AIM OF THE EXERCISE. State how many lines hold the word "this", with no other words.

DATASET RECORDS.
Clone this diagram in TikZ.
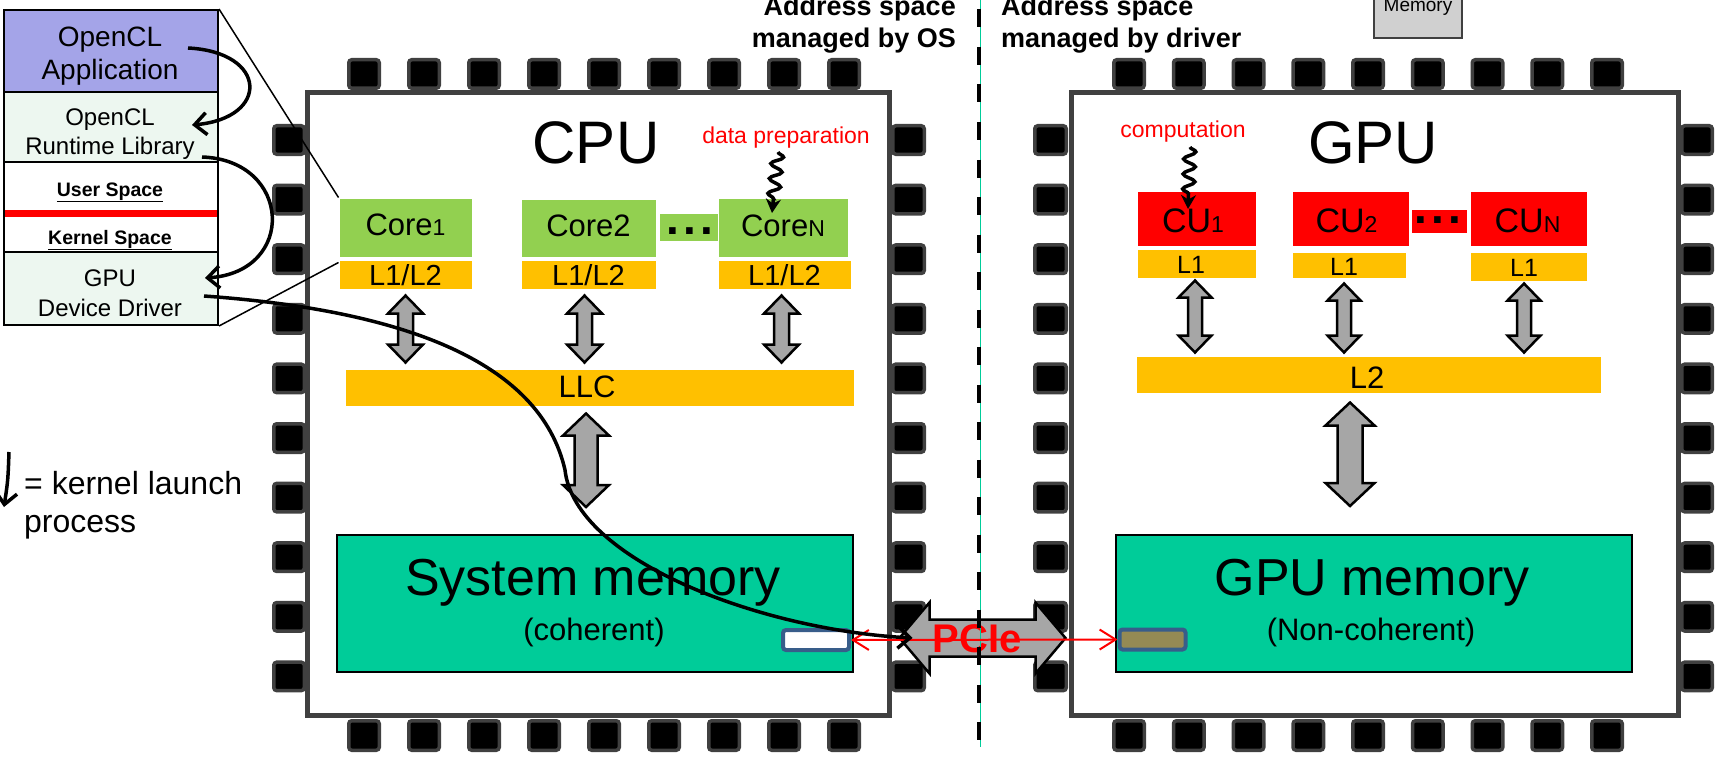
\documentclass[tikz,border=0pt]{standalone}
\usepackage{fontspec}
\setmainfont{Liberation Sans}
\usetikzlibrary{calc,arrows.meta,decorations.pathmorphing}
\definecolor{pinGray}{HTML}{404040}
\definecolor{coreGreen}{HTML}{92D050}
\definecolor{cacheOrange}{HTML}{FFC000}
\definecolor{memTeal}{HTML}{00CC99}
\definecolor{appPurple}{HTML}{A4A4E8}
\definecolor{mint}{HTML}{EDF7F0}
\definecolor{arrowGray}{HTML}{A6A6A6}
\definecolor{boxBlue}{HTML}{385D8A}
\definecolor{oliveFill}{HTML}{948A54}
\definecolor{memGray}{HTML}{D0D0D0}
\newcommand{\fsz}[2]{\fontsize{#1}{#2}\selectfont}
\newcommand{\smallsub}[1]{{\fontsize{23}{23}\selectfont #1}}
% vertical double block arrow: #1 top, #2 bottom, #3 head half width, #4 shaft half width, #5 head length
\newcommand{\vblockarrow}[5]{\draw[blockarrow] let \p1=(#1), \p2=(#2) in
  (\x1,\y1) -- (\x1+#3pt,\y1-#5pt) -- (\x1+#4pt,\y1-#5pt) -- (\x1+#4pt,\y2+#5pt) -- (\x1+#3pt,\y2+#5pt) -- (\x1,\y2)
  -- (\x1-#3pt,\y2+#5pt) -- (\x1-#4pt,\y2+#5pt) -- (\x1-#4pt,\y1-#5pt) -- (\x1-#3pt,\y1-#5pt) -- cycle;}
% horizontal double block arrow: #1 left, #2 right
\newcommand{\hblockarrow}[5]{\draw[blockarrow] let \p1=(#1), \p2=(#2) in
  (\x1,\y1) -- (\x1+#5pt,\y1+#3pt) -- (\x1+#5pt,\y1+#4pt) -- (\x2-#5pt,\y1+#4pt) -- (\x2-#5pt,\y1+#3pt) -- (\x2,\y1)
  -- (\x2-#5pt,\y1-#3pt) -- (\x2-#5pt,\y1-#4pt) -- (\x1+#5pt,\y1-#4pt) -- (\x1+#5pt,\y1-#3pt) -- cycle;}
\begin{document}
\begin{tikzpicture}[x=1pt,y=-1pt,
  chip/.style={draw=pinGray, line width=5pt, fill=white, inner sep=0pt},
  chippin/.style={draw=pinGray, fill=black, line width=3.5pt, rounded corners=3pt},
  stackbox/.style={draw=black, line width=2pt, minimum width=214pt, inner sep=0pt},
  corebox/.style={fill=coreGreen, draw=white, line width=1pt, inner sep=0pt},
  cachebox/.style={fill=cacheOrange, draw=white, line width=1pt, inner sep=0pt},
  cubox/.style={fill=red, draw=white, line width=1pt, inner sep=0pt},
  membox/.style={fill=memTeal, draw=black, line width=2pt, inner sep=0pt, minimum width=516pt, minimum height=137pt},
  bufbox/.style={draw=boxBlue, line width=4pt, rounded corners=3pt, inner sep=0pt, minimum width=66pt, minimum height=20pt},
  lbl/.style={anchor=base, inner sep=0pt},
  blockarrow/.style={fill=arrowGray, draw=black, line width=2.5pt, line join=miter},
  launch/.style={line width=3.5pt, -{Straight Barb[length=12pt,width=22pt]}},
  squiggle/.style={line width=3.5pt, decorate, decoration={snake, amplitude=6pt, segment length=15pt, post length=12pt}, -{Stealth[length=14pt,width=15pt]}},
  pcielink/.style={red, line width=2pt, {Straight Barb[length=16pt,width=20pt]}-{Straight Barb[length=16pt,width=20pt]}},
]
\useasboundingbox (0,0) rectangle (1720,757);

% ---------- pins ----------
\foreach \px in {364,424,...,844} {
  \draw[chippin] (\px-15.25,59.75) rectangle (\px+15.25,88.25);
  \draw[chippin] (\px-15.25,720.75) rectangle (\px+15.25,750.25);
}
\foreach \k in {0,...,8} {
  \pgfmathsetmacro\px{1129+59.75*\k}
  \draw[chippin] (\px-15.25,59.75) rectangle (\px+15.25,88.25);
  \draw[chippin] (\px-15.25,720.75) rectangle (\px+15.25,750.25);
}
\foreach \k in {0,...,9} {
  \pgfmathsetmacro\py{140+59.6*\k}
  \draw[chippin] (273.75,\py-14.25) rectangle (304.25,\py+14.25);
  \draw[chippin] (892.75,\py-14.25) rectangle (924.25,\py+14.25);
  \draw[chippin] (1034.75,\py-14.25) rectangle (1066.25,\py+14.25);
  \draw[chippin] (1681.75,\py-14.25) rectangle (1712.25,\py+14.25);
}

% ---------- chips ----------
\node[chip, minimum width=582pt, minimum height=622pt] (cpu) at (598,404) {};
\node[chip, minimum width=607pt, minimum height=622pt] (gpu) at (1374.5,404) {};

% ---------- software stack ----------
\node[stackbox, fill=appPurple, minimum height=82pt] (app) at (111,51) {};
\node[stackbox, fill=mint, minimum height=70pt] (rt) at (111,127) {};
\node[stackbox, fill=white, minimum height=90pt] (space) at (111,207) {};
\node[stackbox, fill=mint, minimum height=73pt] (drv) at (111,288.5) {};
\node[lbl, font=\fsz{28}{28}] (app1) at (110,47) {OpenCL};
\node[lbl, font=\fsz{28}{28}] (app2) at (110,80) {Application};
\node[lbl, font=\fsz{24}{24}] (rt1) at (110,125) {OpenCL};
\node[lbl, font=\fsz{24}{24}] (rt2) at (110,154) {Runtime Library};
\node[lbl, font=\bfseries\fsz{19.5}{20}] (us) at (110,196) {\underline{User Space}};
\node[lbl, font=\bfseries\fsz{19.5}{20}] (ks) at (110,244) {\underline{Kernel Space}};
\draw[red, line width=7pt] ([xshift=2pt,yshift=-6pt]space.west) -- ([xshift=-2pt,yshift=-6pt]space.east);
\node[lbl, font=\fsz{24}{24}] (drv1) at (110,286) {GPU};
\node[lbl, font=\fsz{24}{24}] (drv2) at (110,316) {Device Driver};

% ---------- headers ----------
\node[anchor=base east, inner sep=0pt, font=\bfseries\fsz{27}{27}] (os1) at (956,16) {Address space};
\node[anchor=base east, inner sep=0pt, font=\bfseries\fsz{27}{27}] (os2) at (956,48) {managed by OS};
\node[anchor=base west, inner sep=0pt, font=\bfseries\fsz{27}{27}] (dr1) at (1001,16) {Address space};
\node[anchor=base west, inner sep=0pt, font=\bfseries\fsz{27}{27}] (dr2) at (1001,48) {managed by driver};
\node[draw=pinGray, line width=2pt, fill=memGray, minimum width=88pt, minimum height=46pt, inner sep=0pt] (mem) at (1418,15) {};
\node[lbl, font=\fsz{19}{19}] (memt) at (1418,12) {Memory};

% ---------- CPU ----------
\node[lbl, font=\fsz{60}{60}] (cputxt) at (596,163.5) {CPU};
\node[lbl, font=\fsz{23}{23}, text=red] (dprep) at (786,143) {data preparation};
\node[corebox, minimum width=133pt, minimum height=59pt] (core1) at (405.5,227.5) {};
\node[cachebox, minimum width=133pt, minimum height=29pt] (c1l2) at (405.5,274.5) {};
\node[corebox, minimum width=135pt, minimum height=58pt] (core2) at (588.5,228) {};
\node[cachebox, minimum width=135pt, minimum height=29pt] (c2l2) at (588.5,274.5) {};
\node[corebox, minimum width=62pt, minimum height=28pt] (cdots) at (690,227) {};
\node[corebox, minimum width=130pt, minimum height=59pt] (coreN) at (783,227.5) {};
\node[cachebox, minimum width=133pt, minimum height=29pt] (cNl2) at (784.5,274.5) {};
\node[lbl, font=\fsz{31}{31}] (core1t) at (405.5,235) {Core\smallsub{1}};
\node[lbl, font=\fsz{31}{31}] (core2t) at (588.5,236) {Core2};
\node[lbl, font=\bfseries\fsz{46}{46}] (cdotst) at (690,234) {.\hspace{4pt}.\hspace{4pt}.};
\node[lbl, font=\fsz{31}{31}] (coreNt) at (783,236) {Core\smallsub{N}};
\node[lbl, font=\fsz{29}{29}] (c1l2t) at (405.5,285) {L1/L2};
\node[lbl, font=\fsz{29}{29}] (c2l2t) at (588.5,285) {L1/L2};
\node[lbl, font=\fsz{29}{29}] (cNl2t) at (784.5,285) {L1/L2};
\node[cachebox, minimum width=509pt, minimum height=37pt] (llc) at (599.5,387.5) {};
\node[lbl, font=\fsz{31}{31}] (llct) at (587,397) {LLC};
\node[membox] (sysmem) at (595,603.5) {};
\node[lbl, font=\fsz{52}{52}] (sysmemt) at (593,595) {System memory};
\node[lbl, font=\fsz{31}{31}] (sysmemc) at (594,640) {(coherent)};
\node[bufbox, fill=white] (sysbuf) at (816,640) {};

% ---------- GPU ----------
\node[lbl, font=\fsz{60}{60}] (gputxt) at (1373,163.5) {GPU};
\node[lbl, font=\fsz{23}{23}, text=red] (comp) at (1183,137) {computation};
\node[cubox, minimum width=119pt, minimum height=55pt] (cu1) at (1196.5,218.5) {};
\node[cachebox, minimum width=119pt, minimum height=29pt] (cu1l1) at (1196.5,263.5) {};
\node[cubox, minimum width=117pt, minimum height=55pt] (cu2) at (1350.5,218.5) {};
\node[cachebox, minimum width=114pt, minimum height=26pt] (cu2l1) at (1349,265) {};
\node[cubox, minimum width=56pt, minimum height=24pt] (cudots) at (1439,221) {};
\node[cubox, minimum width=117pt, minimum height=55pt] (cuN) at (1528.5,218.5) {};
\node[cachebox, minimum width=117pt, minimum height=29pt] (cuNl1) at (1528.5,266.5) {};
\node[lbl, font=\fsz{34}{34}] (cu1t) at (1193,232) {CU\smallsub{1}};
\node[lbl, font=\fsz{34}{34}] (cu2t) at (1346.5,232) {CU\smallsub{2}};
\node[lbl, font=\bfseries\fsz{46}{46}] (cudotst) at (1438,223) {.\hspace{4pt}.\hspace{4pt}.};
\node[lbl, font=\fsz{34}{34}] (cuNt) at (1527.5,232) {CU\smallsub{N}};
\node[lbl, font=\fsz{25}{25}] (cu1l1t) at (1191,273) {L1};
\node[lbl, font=\fsz{25}{25}] (cu2l1t) at (1344,275) {L1};
\node[lbl, font=\fsz{25}{25}] (cuNl1t) at (1524,276) {L1};
\node[cachebox, minimum width=465pt, minimum height=37pt] (l2) at (1368.5,374.5) {};
\node[lbl, font=\fsz{31}{31}] (l2t) at (1367,388) {L2};
\node[membox] (gpumem) at (1374,603.5) {};
\node[lbl, font=\fsz{52}{52}] (gpumemt) at (1372,595) {GPU memory};
\node[lbl, font=\fsz{31}{31}] (gpumemc) at (1371,640) {(Non-coherent)};
\node[bufbox, fill=oliveFill] (gpubuf) at (1152.5,639.5) {};

% ---------- zoom lines ----------
\draw[line width=1.5pt] (app.north east) -- (core1.north west);
\draw[line width=1.5pt] (drv.south east) -- ([yshift=-3pt]c1l2.north west);

% ---------- block arrows ----------
\coordinate (a1t) at ([yshift=-6pt]c1l2.south);
\coordinate (a1b) at ($(c1l2.south |- llc.north)+(0,-6)$);
\coordinate (a2t) at ([xshift=-4pt,yshift=-6pt]c2l2.south);
\coordinate (a2b) at ($(a2t |- llc.north)+(0,-6)$);
\coordinate (a3t) at ([xshift=-3pt,yshift=-6pt]cNl2.south);
\coordinate (a3b) at ($(a3t |- llc.north)+(0,-6)$);
\vblockarrow{a1t}{a1b}{17.5}{7.5}{18}
\vblockarrow{a2t}{a2b}{17.5}{7.5}{18}
\vblockarrow{a3t}{a3b}{17.5}{7.5}{18}
\coordinate (a4t) at ($(llct.base |- llc.south)+(-1,7)$);
\coordinate (a4b) at ($(a4t |- sysmem.north)+(0,-27)$);
\vblockarrow{a4t}{a4b}{23}{11.5}{22}

\coordinate (g1t) at ([xshift=-1.5pt,yshift=-2pt]cu1l1.south);
\coordinate (g1b) at ($(g1t |- l2.north)+(0,-3)$);
\coordinate (g2t) at ([xshift=-5pt,yshift=-5pt]cu2l1.south);
\coordinate (g2b) at ($(g2t |- l2.north)+(0,-3)$);
\coordinate (g3t) at ([xshift=-4.5pt,yshift=-2pt]cuNl1.south);
\coordinate (g3b) at ($(g3t |- l2.north)+(0,-3)$);
\vblockarrow{g1t}{g1b}{16.5}{7}{17}
\vblockarrow{g2t}{g2b}{16.5}{7}{17}
\vblockarrow{g3t}{g3b}{16.5}{7}{17}
\coordinate (g4t) at ($(l2t.base |- l2.south)+(-17,9)$);
\coordinate (g4b) at ($(g4t |- gpumem.north)+(0,-28)$);
\vblockarrow{g4t}{g4b}{24.5}{12.5}{23}

% ---------- PCIe ----------
\coordinate (pcieL) at ($(cpu.east |- sysbuf.center)+(8,-2)$);
\coordinate (pcieR) at ($(gpu.west |- sysbuf.center)+(-3,-2)$);
\hblockarrow{pcieL}{pcieR}{35.5}{18.5}{30}
\node[lbl, font=\bfseries\fsz{40}{40}, text=red] (pcietxt) at (977,652) {PCIe};

% ---------- address space divider ----------
\draw[memTeal, line width=1pt] (980.5,0) -- (980.5,747);
\draw[black, line width=4pt, dash pattern=on 18pt off 19.5pt] (979,-28) -- (979,747);

\draw[pcielink] (sysbuf.east) -- (gpubuf.west);

% ---------- squiggle arrows ----------
\coordinate (dps) at (778,152);
\coordinate (dpe) at (772,213);
\draw[squiggle] (dps) -- (dpe);
\coordinate (cps) at (1190,147);
\coordinate (cpe) at (1188,209);
\draw[squiggle] (cps) -- (cpe);

% ---------- kernel launch arrows ----------
\coordinate (k1s) at (188,48);
\coordinate (k1e) at (192,125);
\draw[launch] (k1s) .. controls (268,52) and (270,118) .. (k1e);
\coordinate (k2s) at (202,157);
\coordinate (k2e) at (205,278);
\draw[launch] (k2s) .. controls (292,160) and (297,272) .. (k2e);
\coordinate (k3s) at (204,296);
\coordinate (k3m) at (565,470);
\coordinate (k3e) at ($(pcieL)+(13,0)$);
\draw[launch] (k3s) .. controls (400,310) and (540,360) .. (k3m) .. controls (575,560) and (760,630) .. (k3e);

% ---------- legend ----------
\coordinate (legs) at (9,452);
\coordinate (lege) at (4,507);
\draw[launch] (legs) .. controls (8,480) .. (lege);
\node[anchor=base west, inner sep=0pt, font=\fsz{32}{32}] (leg1) at (24,494) {= kernel launch};
\node[anchor=base west, inner sep=0pt, font=\fsz{32}{32}] (leg2) at (24,532) {process};
\end{tikzpicture}
\end{document}
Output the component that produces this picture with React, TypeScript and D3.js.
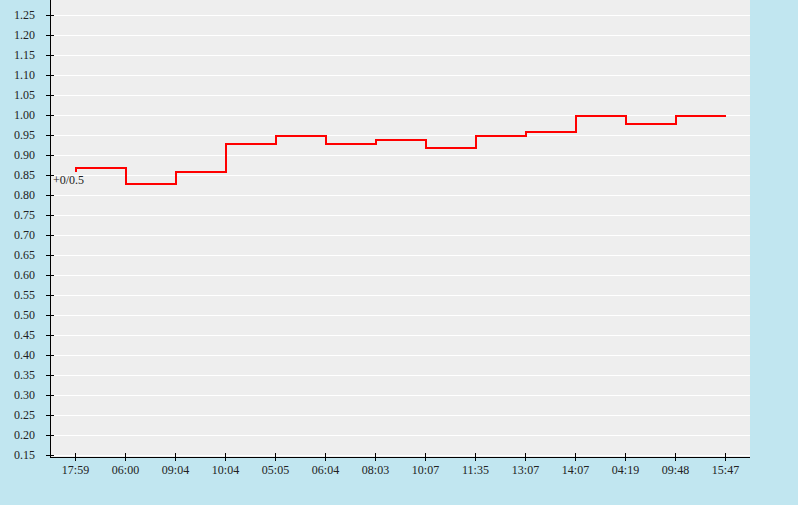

CORRECT RESULT. 2